Grief is so powerful. It’s such a force that crashes on our shore even when we do not consciously think on that which we are mourning. The world moves at its same pace, and we are spun into a different orbit with sorrow in our hearts as we grieve.
Ten years ago the week of Thanksgiving my family’s world flipped upside down. My Daddy had come to some terrible and terrifying days with his Parkinson’s disease. We had to rush to the emergency room in Knoxville and felt helpless and directionless. Three days later we got the news that he was dying. He would never leave Baptist hospital again. We were there for 2 weeks with him as we saw him slip away, and then, it was done. He died early in the morning December 6, 2005.
I was a different person after that–a transition from 30 year old girl to 30 year old woman.

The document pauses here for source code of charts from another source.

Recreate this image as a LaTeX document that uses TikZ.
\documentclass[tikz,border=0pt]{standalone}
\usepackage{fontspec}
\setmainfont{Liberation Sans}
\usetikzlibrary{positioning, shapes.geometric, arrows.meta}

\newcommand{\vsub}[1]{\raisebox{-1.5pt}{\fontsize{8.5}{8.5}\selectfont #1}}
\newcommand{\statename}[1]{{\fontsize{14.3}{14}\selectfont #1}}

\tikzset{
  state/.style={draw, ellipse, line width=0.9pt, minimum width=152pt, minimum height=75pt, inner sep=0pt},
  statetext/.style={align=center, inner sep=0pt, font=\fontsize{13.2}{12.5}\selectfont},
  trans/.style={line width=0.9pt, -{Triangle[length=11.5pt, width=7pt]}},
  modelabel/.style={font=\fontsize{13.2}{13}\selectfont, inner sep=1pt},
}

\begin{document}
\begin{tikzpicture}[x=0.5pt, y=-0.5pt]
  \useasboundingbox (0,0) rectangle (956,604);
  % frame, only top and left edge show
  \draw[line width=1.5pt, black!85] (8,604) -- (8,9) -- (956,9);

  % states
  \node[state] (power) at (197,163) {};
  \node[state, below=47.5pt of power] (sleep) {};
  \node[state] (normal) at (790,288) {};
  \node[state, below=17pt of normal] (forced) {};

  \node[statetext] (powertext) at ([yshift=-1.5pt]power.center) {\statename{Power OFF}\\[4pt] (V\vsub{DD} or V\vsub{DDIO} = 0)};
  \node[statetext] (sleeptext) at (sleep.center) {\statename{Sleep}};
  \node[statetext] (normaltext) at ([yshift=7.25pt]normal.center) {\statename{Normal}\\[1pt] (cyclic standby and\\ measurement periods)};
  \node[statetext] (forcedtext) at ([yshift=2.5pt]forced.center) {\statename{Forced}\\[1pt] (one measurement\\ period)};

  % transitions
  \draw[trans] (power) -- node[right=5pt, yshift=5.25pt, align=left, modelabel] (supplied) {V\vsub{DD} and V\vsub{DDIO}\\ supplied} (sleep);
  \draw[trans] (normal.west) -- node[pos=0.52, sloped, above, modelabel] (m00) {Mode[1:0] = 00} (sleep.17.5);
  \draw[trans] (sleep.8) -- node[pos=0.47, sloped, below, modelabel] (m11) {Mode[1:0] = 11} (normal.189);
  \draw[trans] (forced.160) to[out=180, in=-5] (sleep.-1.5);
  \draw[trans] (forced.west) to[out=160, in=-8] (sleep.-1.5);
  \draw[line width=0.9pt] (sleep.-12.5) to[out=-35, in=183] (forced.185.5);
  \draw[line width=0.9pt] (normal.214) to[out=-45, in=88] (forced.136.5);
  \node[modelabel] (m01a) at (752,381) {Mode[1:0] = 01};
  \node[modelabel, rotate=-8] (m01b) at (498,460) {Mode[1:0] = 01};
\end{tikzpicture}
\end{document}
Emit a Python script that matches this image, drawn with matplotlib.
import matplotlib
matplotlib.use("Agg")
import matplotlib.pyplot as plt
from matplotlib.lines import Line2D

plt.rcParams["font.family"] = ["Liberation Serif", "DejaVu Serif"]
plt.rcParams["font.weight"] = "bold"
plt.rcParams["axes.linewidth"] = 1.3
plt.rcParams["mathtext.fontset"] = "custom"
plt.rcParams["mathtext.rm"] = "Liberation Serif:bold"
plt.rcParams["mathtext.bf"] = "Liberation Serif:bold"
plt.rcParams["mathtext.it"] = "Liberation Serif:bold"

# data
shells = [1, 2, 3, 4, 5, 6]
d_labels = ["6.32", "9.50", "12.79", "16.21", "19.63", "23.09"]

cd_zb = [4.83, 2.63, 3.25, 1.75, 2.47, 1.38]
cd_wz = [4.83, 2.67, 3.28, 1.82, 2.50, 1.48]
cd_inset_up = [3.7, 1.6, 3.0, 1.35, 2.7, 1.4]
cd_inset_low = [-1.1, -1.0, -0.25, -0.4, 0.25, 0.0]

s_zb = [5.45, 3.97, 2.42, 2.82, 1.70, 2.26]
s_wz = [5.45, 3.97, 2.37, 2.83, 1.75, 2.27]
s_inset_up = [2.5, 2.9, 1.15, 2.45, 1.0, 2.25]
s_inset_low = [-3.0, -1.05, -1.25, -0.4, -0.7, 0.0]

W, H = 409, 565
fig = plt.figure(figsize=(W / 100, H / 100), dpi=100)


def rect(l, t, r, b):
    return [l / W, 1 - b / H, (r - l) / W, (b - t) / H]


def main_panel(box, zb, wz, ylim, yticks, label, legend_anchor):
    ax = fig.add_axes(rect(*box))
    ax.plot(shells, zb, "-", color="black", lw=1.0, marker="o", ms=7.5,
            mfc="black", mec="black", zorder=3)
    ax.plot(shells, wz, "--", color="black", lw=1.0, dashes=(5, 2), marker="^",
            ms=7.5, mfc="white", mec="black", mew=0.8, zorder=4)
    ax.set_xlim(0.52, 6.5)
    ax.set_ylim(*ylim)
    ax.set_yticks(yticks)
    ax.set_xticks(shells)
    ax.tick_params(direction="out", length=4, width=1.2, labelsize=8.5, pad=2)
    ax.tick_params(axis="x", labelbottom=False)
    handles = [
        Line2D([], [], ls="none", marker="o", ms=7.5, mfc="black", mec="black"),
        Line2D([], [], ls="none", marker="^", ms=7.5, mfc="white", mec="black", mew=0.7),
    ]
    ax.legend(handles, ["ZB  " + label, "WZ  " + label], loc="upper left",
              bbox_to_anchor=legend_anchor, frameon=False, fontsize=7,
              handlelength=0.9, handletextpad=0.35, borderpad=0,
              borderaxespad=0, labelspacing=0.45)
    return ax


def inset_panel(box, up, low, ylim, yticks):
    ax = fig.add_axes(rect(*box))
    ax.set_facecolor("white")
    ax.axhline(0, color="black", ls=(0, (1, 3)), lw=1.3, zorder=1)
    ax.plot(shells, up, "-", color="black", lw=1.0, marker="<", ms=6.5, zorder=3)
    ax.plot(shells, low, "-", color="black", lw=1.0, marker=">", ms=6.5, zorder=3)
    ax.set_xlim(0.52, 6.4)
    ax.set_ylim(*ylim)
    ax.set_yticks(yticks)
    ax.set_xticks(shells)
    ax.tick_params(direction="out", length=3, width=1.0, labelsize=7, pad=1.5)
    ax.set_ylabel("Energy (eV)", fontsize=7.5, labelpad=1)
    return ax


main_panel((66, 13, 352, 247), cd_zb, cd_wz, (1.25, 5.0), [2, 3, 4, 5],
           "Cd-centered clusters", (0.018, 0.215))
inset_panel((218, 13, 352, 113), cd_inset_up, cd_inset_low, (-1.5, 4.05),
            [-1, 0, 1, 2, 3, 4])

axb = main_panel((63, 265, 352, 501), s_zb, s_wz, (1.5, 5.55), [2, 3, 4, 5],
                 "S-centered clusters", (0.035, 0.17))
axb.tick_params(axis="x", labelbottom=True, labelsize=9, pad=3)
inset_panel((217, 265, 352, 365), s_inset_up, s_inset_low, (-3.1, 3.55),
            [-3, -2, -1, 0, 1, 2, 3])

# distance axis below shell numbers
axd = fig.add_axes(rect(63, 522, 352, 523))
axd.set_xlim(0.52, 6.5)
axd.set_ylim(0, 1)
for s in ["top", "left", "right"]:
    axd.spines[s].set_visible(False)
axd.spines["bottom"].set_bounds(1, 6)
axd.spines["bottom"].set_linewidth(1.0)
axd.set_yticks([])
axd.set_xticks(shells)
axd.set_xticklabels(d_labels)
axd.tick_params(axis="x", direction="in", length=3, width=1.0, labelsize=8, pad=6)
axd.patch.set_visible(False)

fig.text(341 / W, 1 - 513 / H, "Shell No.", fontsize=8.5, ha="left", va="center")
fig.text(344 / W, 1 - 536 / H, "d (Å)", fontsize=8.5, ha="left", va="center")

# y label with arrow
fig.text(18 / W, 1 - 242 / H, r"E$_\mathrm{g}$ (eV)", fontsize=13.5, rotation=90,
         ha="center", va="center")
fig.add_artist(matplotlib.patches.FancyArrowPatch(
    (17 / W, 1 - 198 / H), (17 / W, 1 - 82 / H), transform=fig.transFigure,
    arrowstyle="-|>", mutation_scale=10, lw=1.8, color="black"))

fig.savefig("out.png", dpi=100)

There’s something about this decade mark of him being gone that calls to a deeper grief in my soul. There’s a heaviness to this season that reminds me of the heaviness when he went to be with Jesus. I think about the things he has missed experiencing–especially my children. How he would get a kick out of them. How he would horse laugh and think they were crazy boys. How his tender heart would ache for challenges they are facing. And, Oh the joy Jack and Luke would have knowing “Pops!” I cannot adequately describe him to them. I cannot get them to see the depth of his importance, his legacy.

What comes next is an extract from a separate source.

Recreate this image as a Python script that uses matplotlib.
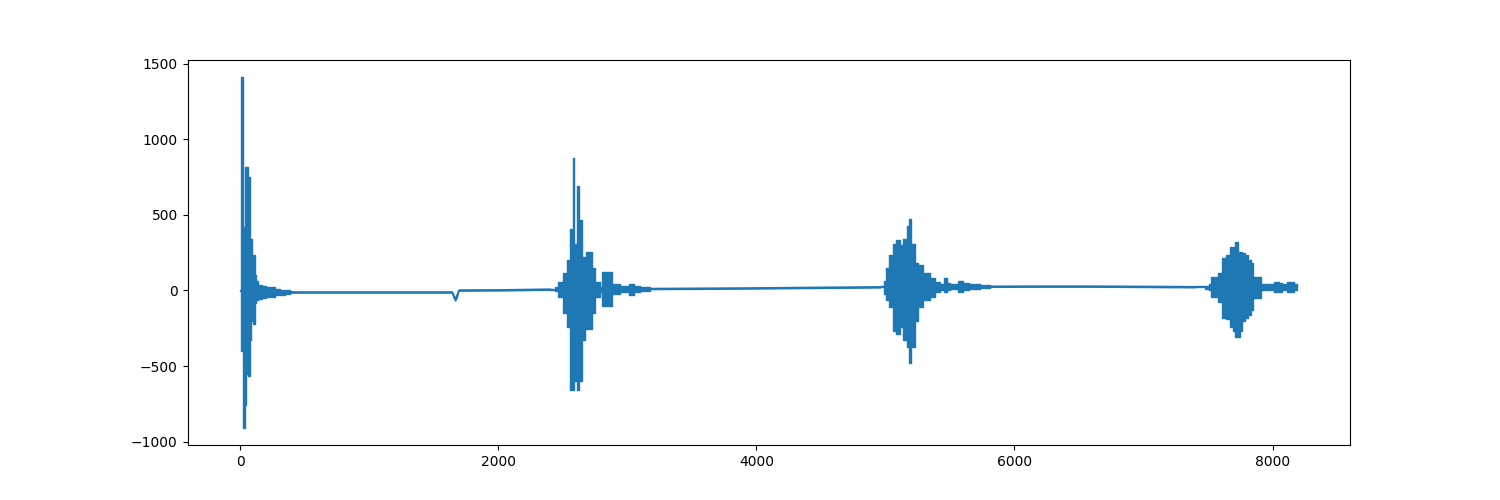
import matplotlib
matplotlib.use("Agg")
import matplotlib.pyplot as plt
import numpy as np

# Bursts: each entry = (first sample of a stretch, upper value, lower value)
burst1_s  = [0, 2, 8, 23, 36, 44, 60, 72, 80, 88, 98, 114, 124, 139, 170, 201, 232, 271, 310, 348, 387]
burst1_hi = [5, 748, 1410, 420, 815, 815, 750, 344, 344, 150, 232, 100, 60, 35, 30, 25, 20, 10, 5, 0, -5]
burst1_lo = [-5, -30, -400, -907, -760, -550, -563, -330, -200, -100, -220, -80, -60, -55, -50, -45, -40, -32, -28, -22, -15]

burst2_s  = [2401, 2440, 2463, 2501, 2532, 2556, 2579, 2587, 2610, 2625, 2648, 2672, 2680, 2726, 2749, 2788,
             2803, 2881, 2943, 3010, 3051, 3098, 3175]
burst2_hi = [13, 20, 53, 113, 199, 410, 874, 311, 695, 464, 219, 66, 252, 146, 53, 20,
             120, 46, 30, 46, 30, 25, 17]
burst2_lo = [5, -5, -46, -152, -245, -662, -662, -596, -662, -596, -331, -66, -252, -152, -46, -10,
             -105, -20, -10, -33, -10, -5, 9]

burst3_s  = [4956, 4990, 5003, 5026, 5057, 5080, 5111, 5134, 5165, 5186, 5200, 5227, 5250, 5289, 5343, 5382,
             5421, 5450, 5475, 5500, 5560, 5600, 5650, 5731, 5808]
burst3_hi = [28, 60, 146, 232, 311, 331, 300, 344, 430, 470, 311, 179, 166, 113, 80, 53,
             40, 80, 50, 40, 66, 50, 40, 36, 32]
burst3_lo = [20, -20, -66, -112, -265, -285, -245, -331, -377, -483, -377, -199, -112, -66, -46, -13,
             5, -13, 0, 10, -13, 5, 12, 14, 24]

burst4_s  = [7396, 7480, 7510, 7527, 7574, 7612, 7643, 7667, 7690, 7713, 7729, 7745, 7760, 7783, 7810, 7837,
             7845, 7914, 8015, 8050, 8077, 8116, 8170, 8191]
burst4_hi = [29, 30, 40, 86, 113, 212, 232, 285, 285, 320, 252, 252, 245, 232, 200, 179,
             86, 40, 53, 50, 40, 53, 40, 30]
burst4_lo = [21, 10, 0, -46, -79, -179, -186, -245, -265, -311, -311, -265, -199, -179, -160, -132,
             -53, 0, -13, -10, 5, -13, 5, 10]

# Quiet stretches between bursts: (sample, upper, lower)
quiet1_s  = [387, 420, 800, 1200, 1640, 1652, 1664, 1676, 1690, 1700, 2000, 2401]
quiet1_hi = [-5, -6, -6, -6, -6, -30, -50, -25, 6, 7, 8, 13]
quiet1_lo = [-15, -14, -14, -14, -14, -45, -66, -50, -4, -1, 0, 5]

quiet2_s  = [3175, 3600, 4000, 4500, 4956]
quiet2_hi = [17, 19, 21, 25, 28]
quiet2_lo = [9, 11, 13, 17, 20]

quiet3_s  = [5808, 6200, 6600, 7000, 7396]
quiet3_hi = [32, 33, 33, 31, 29]
quiet3_lo = [24, 25, 25, 23, 21]

fig, ax = plt.subplots(figsize=(15, 5), dpi=100)
color = '#1f77b4'
for s, hi, lo in [(burst1_s, burst1_hi, burst1_lo), (burst2_s, burst2_hi, burst2_lo),
                  (burst3_s, burst3_hi, burst3_lo), (burst4_s, burst4_hi, burst4_lo)]:
    ax.fill_between(s, lo, hi, step='post', color=color, edgecolor=color, linewidth=1.0)
for s, hi, lo in [(quiet1_s, quiet1_hi, quiet1_lo), (quiet2_s, quiet2_hi, quiet2_lo),
                  (quiet3_s, quiet3_hi, quiet3_lo)]:
    ax.fill_between(s, lo, hi, color=color, edgecolor=color, linewidth=1.0)
fig.savefig("out.png", dpi=100)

What a legacy he left. What a gift he was. What a Daddy. The longer I live, the more clearly I see that, and I would like to hug him and tell him that one more time. I have peace knowing where He is and the joy he is experiencing, but the grief is still there.
As a celebration of Herbert and a way to turn that grief into gratitude, I want people to share what he meant to them. It may even be a story that no one has ever heard. I want grief to be turned to gratitude and praise to God!